Before the end of the calendar year, the Judiciary Committee will consider legislation that I have drafted to update the ECPA and to bring this law fully into the digital age. My bill makes several common sense changes to the law regarding the privacy protections afforded to consumers’ electronic communications. Among other things, my bill gets rid of the so-called “180-day rule” and replaces this confusing mosaic with one clear legal standard for protection of the content of emails and other electronic communications. This bill also provides enhanced privacy protections for American consumers by expressly prohibiting service providers from disclosing customer content and requiring that the Government obtain a search warrant based on probable cause to compel the disclose the content of an individual’s electronic communications.
The ECPA Amendments Act also gives important new privacy protections for location information that is collected, used, or stored by service providers, smartphones, or other mobile technologies. To address the role of new technologies in the changing mission of law enforcement, my bill also provides important new tools to law enforcement to fight crime and protect cybersecurity including -- clarifying the authority for the Government to temporarily delay notice to protect the integrity of a law enforcement investigation and allowing a service provider to disclose content that is pertinent to addressing a cyberattack to the Government to enhance cybersecurity.
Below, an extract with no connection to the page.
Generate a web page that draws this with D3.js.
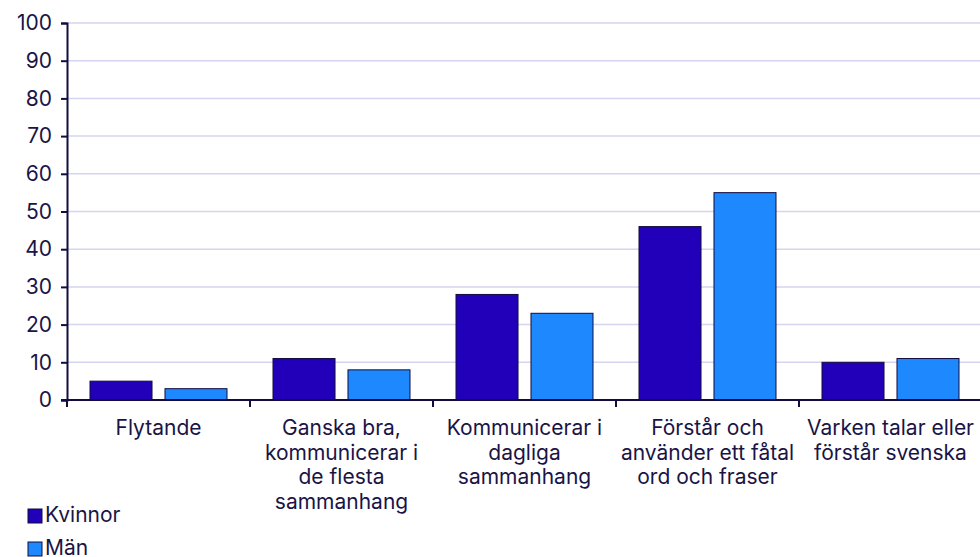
<!DOCTYPE html>
<html>
<head>
<meta charset="utf-8">
<script src="https://cdn.jsdelivr.net/npm/d3@7"></script>
<style>
  body { margin: 0; background: #fff; }
  svg text { font-family: Inter, "Noto Sans", sans-serif; font-size: 21px; }
</style>
</head>
<body>
<div id="chart"></div>
<script>
const categories = [
  'Flytande',
  'Ganska bra, kommunicerar i de flesta sammanhang',
  'Kommunicerar i dagliga sammanhang',
  'Förstår och använder ett fåtal ord och fraser',
  'Varken talar eller förstår svenska'
];
// wrapped as in the original
const categoryLines = [
  ['Flytande'],
  ['Ganska bra,', 'kommunicerar i', 'de flesta', 'sammanhang'],
  ['Kommunicerar i', 'dagliga', 'sammanhang'],
  ['Förstår och', 'använder ett fåtal', 'ord och fraser'],
  ['Varken talar eller', 'förstår svenska']
];
const seriesNames = ['Kvinnor', 'Män'];
const kvinnor = [5, 11, 28, 46, 10];
const man = [3, 8, 23, 55, 11];
const yTicks = [0, 10, 20, 30, 40, 50, 60, 70, 80, 90, 100];

const colors = ['#2200b9', '#1e88ff'];
const inkColor = '#1a1446';
const axisColor = '#120c3f';
const gridColor = '#d6d4ee';

const outerWidth = 980;
const outerHeight = 557;
const margin = { top: 23, right: 0, bottom: 157, left: 67 };
const width = 915;
const height = outerHeight - margin.top - margin.bottom;

const svg = d3.select('#chart').append('svg')
  .attr('width', outerWidth)
  .attr('height', outerHeight);

const g = svg.append('g')
  .attr('transform', `translate(${margin.left}, ${margin.top})`);

const x = d3.scaleBand().domain(categories).range([0, width]);
const x1 = d3.scaleBand().domain(seriesNames)
  .range([23, x.bandwidth() - 23])
  .paddingInner(0.173);
const y = d3.scaleLinear().domain([0, 100]).range([height, 0]);

// gridlines
g.append('g')
  .selectAll('line')
  .data(yTicks.filter(d => d > 0))
  .join('line')
  .attr('x1', 0)
  .attr('x2', width)
  .attr('y1', d => y(d))
  .attr('y2', d => y(d))
  .attr('stroke', gridColor)
  .attr('stroke-width', 1.5);

// bars
const data = categories.map((c, i) => ({ cat: c, vals: [kvinnor[i], man[i]] }));
g.append('g')
  .selectAll('g')
  .data(data)
  .join('g')
  .attr('transform', d => `translate(${x(d.cat)}, 0)`)
  .selectAll('rect')
  .data(d => d.vals.map((v, j) => ({ key: seriesNames[j], v: v, j: j })))
  .join('rect')
  .attr('x', d => x1(d.key))
  .attr('width', x1.bandwidth())
  .attr('y', d => y(d.v))
  .attr('height', d => y(0) - y(d.v))
  .attr('fill', d => colors[d.j])
  .attr('stroke', axisColor)
  .attr('stroke-width', 1);

// y axis
const yAxis = d3.axisLeft(y).tickValues(yTicks).tickSize(6).tickPadding(9);
const gy = g.append('g').call(yAxis)
  .attr('font-family', null).attr('font-size', null);
gy.select('.domain').attr('stroke', axisColor).attr('stroke-width', 2);
gy.selectAll('.tick line').attr('stroke', axisColor).attr('stroke-width', 2);
gy.selectAll('.tick text').attr('fill', inkColor);

// x axis line + boundary ticks
const gx = g.append('g').attr('transform', `translate(0, ${height})`);
gx.append('line')
  .attr('x1', -6).attr('x2', width)
  .attr('stroke', axisColor).attr('stroke-width', 2);
gx.selectAll('line.tk')
  .data(categories.concat([null]))
  .join('line')
  .attr('class', 'tk')
  .attr('x1', (d, i) => i * x.step())
  .attr('x2', (d, i) => i * x.step())
  .attr('y1', 0).attr('y2', 7)
  .attr('stroke', axisColor).attr('stroke-width', 2);

gx.selectAll('text.cat')
  .data(categories)
  .join('text')
  .attr('class', 'cat')
  .attr('x', d => x(d) + x.bandwidth() / 2)
  .attr('y', 35)
  .attr('text-anchor', 'middle')
  .attr('fill', inkColor)
  .selectAll('tspan')
  .data((d, i) => categoryLines[i])
  .join('tspan')
  .attr('x', function () { return d3.select(this.parentNode).attr('x'); })
  .attr('dy', (d, i) => i === 0 ? 0 : 24.5)
  .text(d => d);

// legend
const legend = svg.append('g').attr('transform', 'translate(28, 509)');
seriesNames.forEach((name, i) => {
  const row = legend.append('g').attr('transform', `translate(0, ${i * 33})`);
  row.append('rect')
    .attr('width', 14).attr('height', 14)
    .attr('fill', colors[i])
    .attr('stroke', axisColor).attr('stroke-width', 1);
  row.append('text')
    .attr('x', 17).attr('y', 13)
    .attr('fill', inkColor)
    .text(name);
});
</script>
</body>
</html>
I drafted this bill with one key principle in mind -- updates to the Electronic Communication Privacy Act must carefully balance the interests and needs of consumers, law enforcement, and our Nation’s thriving technology sector. I also drafted this bill after careful consultation with many Government and private sector stakeholders, including the Departments of Justice, Commerce and State, local law enforcement, and members of the technology and privacy communities.
As the ECPA approaches its silver anniversary, I join the many privacy advocates, technology leaders, legal scholars and other stakeholders who support reform of the ECPA in celebrating all that this law has come to symbolize about the importance of protecting Americans’ privacy rights in cyberspace. I hope that all Members will join me in commemorating this important milestone anniversary and in supporting the effort in Congress to update this law to reflect the realities of the digital age.